Version: 8.7.x-dev » 8.6.x-dev
Status: Reviewed & tested by the community » Fixed

Committed to 8.7.x and cherry-picked to 8.6.x. Thanks!

  • xjm committed a1fdae0 on 8.6.x
    Revert "Issue #3032869 by alexpott, tim.plunkett, dww, tacituseu,...
xjm’s picture

Status: Fixed » Reviewed & tested by the community

This has been temporarily reverted from 8.6.x only.

  • xjm committed f11cc39 on 8.6.x
    Issue #3032869 by alexpott, tim.plunkett, dww, tacituseu, xjm, Mixologic...
xjm’s picture

Status: Reviewed & tested by the community » Fixed

Recommitted to 8.6.x. Thanks!

tacituseu’s picture

alexpott’s picture

@tacituseu are you saying that we've not yet fixed the problem? It looks like you are saying we still have a serious regression in PHP 7.2 test performance.
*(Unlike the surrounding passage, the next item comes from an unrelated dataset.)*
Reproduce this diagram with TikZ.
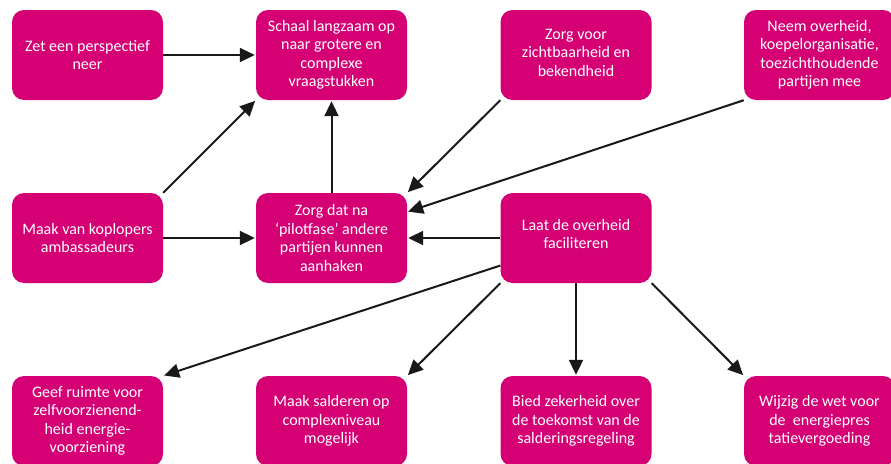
\documentclass[tikz,border=0pt]{standalone}
\usepackage{fontspec}
\setmainfont{Carlito}
\usetikzlibrary{arrows.meta}
\definecolor{boxmag}{RGB}{212,0,116}
\begin{document}
\begin{tikzpicture}[x=1pt,y=-1pt,
  box/.style={draw=none, fill=boxmag, text=white, rounded corners=12pt,
    minimum width=151pt, minimum height=90pt, inner sep=2pt, align=center,
    font=\fontsize{16}{18.5}\selectfont},
  conn/.style={draw=black!90, line width=2pt, -{Triangle[length=15pt,width=14pt]}, shorten >=1pt}]
\useasboundingbox (0,0) rectangle (891,463);
\clip (0,0) rectangle (891,463);
\node[box] (zet) at (87.5,55) {Zet een perspectief\\neer};
\node[box] (schaal) at (331.5,55) {Schaal langzaam op\\naar grotere en\\complexe\\vraagstukken};
\node[box] (zorgvoor) at (576,55) {Zorg voor\\zichtbaarheid en\\bekendheid\\[-14pt]};
\node[box] (neem) at (819.5,55) {Neem overheid,\\koepelorganisatie,\\toezichthoudende\\partijen mee};
\node[box] (koplopers) at (87.5,238) {Maak van koplopers\\ambassadeurs};
\node[box] (zorgdat) at (331.5,238) {Zorg dat na\\‘pilotfase’ andere\\partijen kunnen\\aanhaken};
\node[box] (laat) at (576,238) {Laat de overheid\\faciliteren\\[-10pt]};
\node[box] (geef) at (87.5,421) {Geef ruimte voor\\zelfvoorzienend-\\heid energie-\\voorziening};
\node[box] (salderen) at (331.5,421) {Maak salderen op\\complexniveau\\mogelijk};
\node[box] (bied) at (576,421) {Bied zekerheid over\\de toekomst van de\\salderingsregeling};
\node[box] (wijzig) at (819.5,421) {Wijzig de wet voor\\de\ \ energiepres\\tatievergoeding};
\draw[conn] (zet.east) -- (schaal.west);
\draw[conn] (koplopers.north east) -- (schaal.south west);
\draw[conn] (koplopers.east) -- (zorgdat.west);
\draw[conn] (zorgdat.north) -- (schaal.south);
\draw[conn] (zorgvoor.south west) -- (zorgdat.north east);
\draw[conn] (neem.south west) -- (zorgdat.19);
\draw[conn] (laat.west) -- (zorgdat.east);
\draw[conn] (laat.200) -- (geef.north east);
\draw[conn] (laat.south west) -- (salderen.north east);
\draw[conn] (laat.south) -- (bied.north);
\draw[conn] (laat.south east) -- (wijzig.north west);
\end{tikzpicture}
\end{document}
I've just had a test run timeout on another issue where functional tests took 54 min 50 sec.

tacituseu’s picture

@alexpott: It's tricky as it depends how you define the problem, all I'm saying is that there's still some time penalty compared to pre-#3031128: Update from 8.6.7 to 8.6.8 warnings - Drupal\Core\Extension\Extension has no unserializer times (and so far only on two particular environments). I don't know what exactly is the mechanism behind it, didn't dig in yet.

It still only seems to affect 8.7.x and PHP 7.2.* combination and for some reason has no effect on 8.6.x on the exact same PHP 7.2.* environments (or any other combination on 8.7.x and PHP 7 I checked for that matter - however the data points there are scarce).

The PHP 7.2 & MySQL 5.5 environment has PHP 7.2.8 and PHP 7.2.x-dev is PHP 7.2.17-dev, so that might account for some (~10 min) of the difference between the two.

Edit: didn't notice any timeouts.

alexpott’s picture

@tacituseu thinking about this has made me realise that we're clearing the cache all the time during 8.7.x updates without fixing it because we no longer use system.theme.data. Opened a new issue to address this - see #3037823: The system.theme.data key remains corrupted in state causing performance issues and is not used in >= 8.7

Status: Fixed » Closed (fixed)

Automatically closed - issue fixed for 2 weeks with no activity.